I often wonder if I am totally unpatriotic when I feel absolutely no connection to this band of ex-soldiers who continue to move in formation. I’m almost afraid to admit it in this metropolis where the military has its headquarters.
I wonder why I am not emotionally stirred by so many men and boys and even women on bikes. Then I remember that the last US war I supported was the one my father served in soon after my birth. He went to Korea in 1951 on a secret Naval mindsweeping effort. I was too little to understand why he was gone or that he might not come back. He must have made a positive contribution because his name appeared in a book titled The Sea War in Korea.
The wars of my lifetime -- Vietnam, Iraq, Afghanistan -- were all battles I didn’t choose or choose to support. In the end history will probably conclude that no one won in any of these conflicts, but that countless people lost their lives, their limbs, and/or their minds.
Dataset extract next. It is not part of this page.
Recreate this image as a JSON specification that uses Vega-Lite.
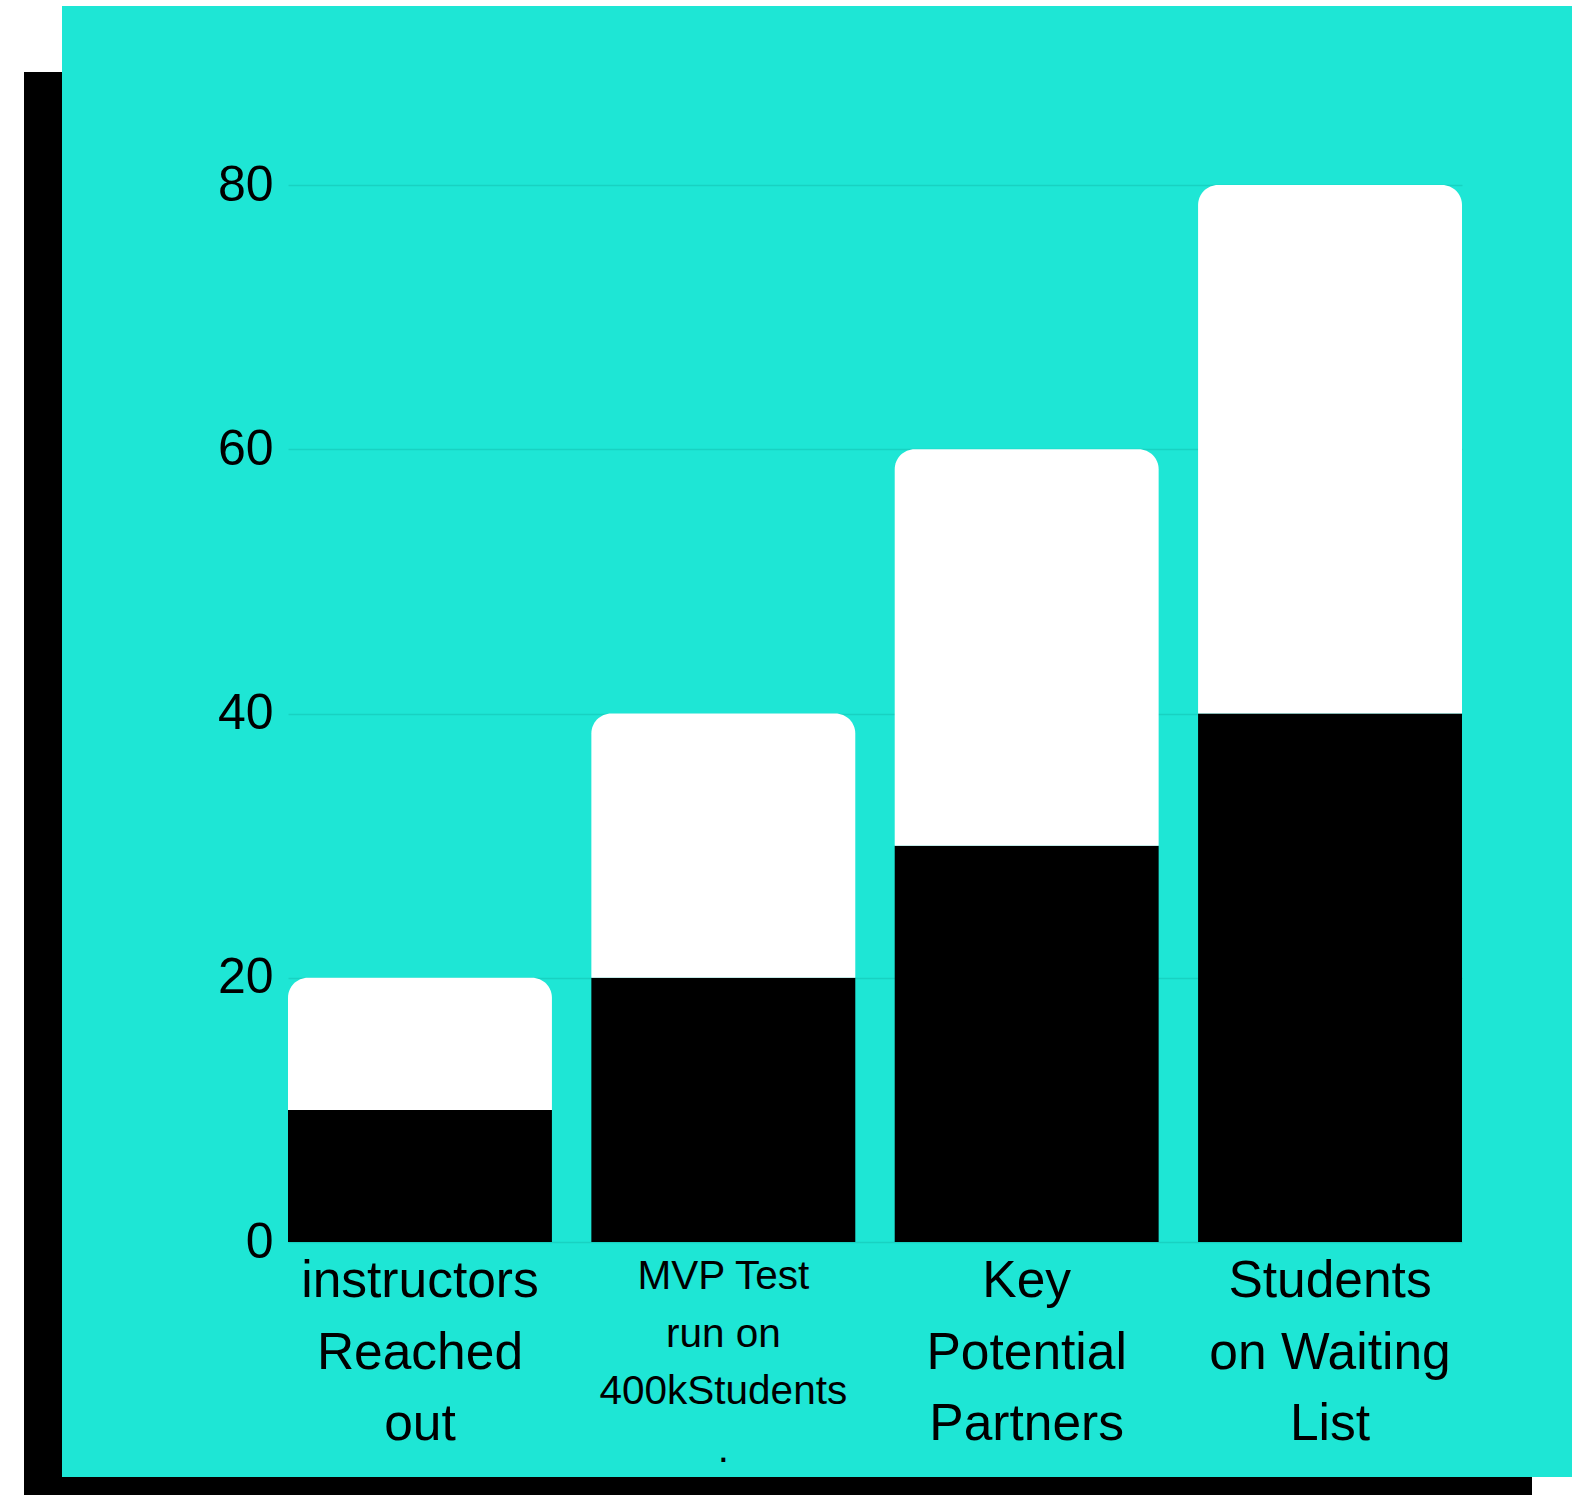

My circle of friends and family doesn’t include even one person who has served in the latter two wars, with the exception of a journalist who went to Iraq. My children and my friends’ children chose not to enlist in the all-volunteer military.
This is not to say my heart doesn’t ache when another bomb goes off or a helicopter goes down, inflicting pain, suffering, and death on those involved. But these are strangers who briefly make the news and then fade from my radar screen only to be replaced by the next victims.
Part of me is sorry not to want to wave flags along the parade route. But I can’t deny that Rolling Thunder simply does not give me red, white, and blue thoughts.
3 Comments:
I know exactly what you mean. I suspect my ambivalence about these military and veterans' displays stems partly from the fact that no one in my family has served -- and I mean going back many generations. We're just not military people. (I was in the Peace Corps, though, and I like to think that was serving my country, too!)
Also, there is a swagger and bravado about military culture which does not resonate with me at all. I am usually repelled by a lot of brash patriotic talk, flag-waving and heavy-handed nationalism. Nationhood has never made much sense to me. Borders cause more trouble than they're worth.
Steve -- And here I thought I must be the only one...
I have a very different attitude toward the Peace Corps. I think it's all the weapons that put me at odds with the military.
Many of the Vietnam vets were drafted and they went out of a sense of duty to our country with enormously varying amounts of patriotic spirit. I'm sure that plenty of them were not too happy about having to go and most of them had no idea what they were in for once they got over there. But in all of my youthful naivety I simply wrote them all off as traitors to the peace movement, which is unbelievably ignorant. But I was very young and easily influenced by my peers. If I'd thought about it I probably would not have had the same attitude towards the soldiers that I did about the war.
As survivors of the horrors of that war they have a bond which will last forever. And each generation has a different style of honoring and celebrating their fellow soldiers who are no longer with us.
So in spite of how I felt about the Vietnam war, I think Rolling Thunder is a pretty cool thing.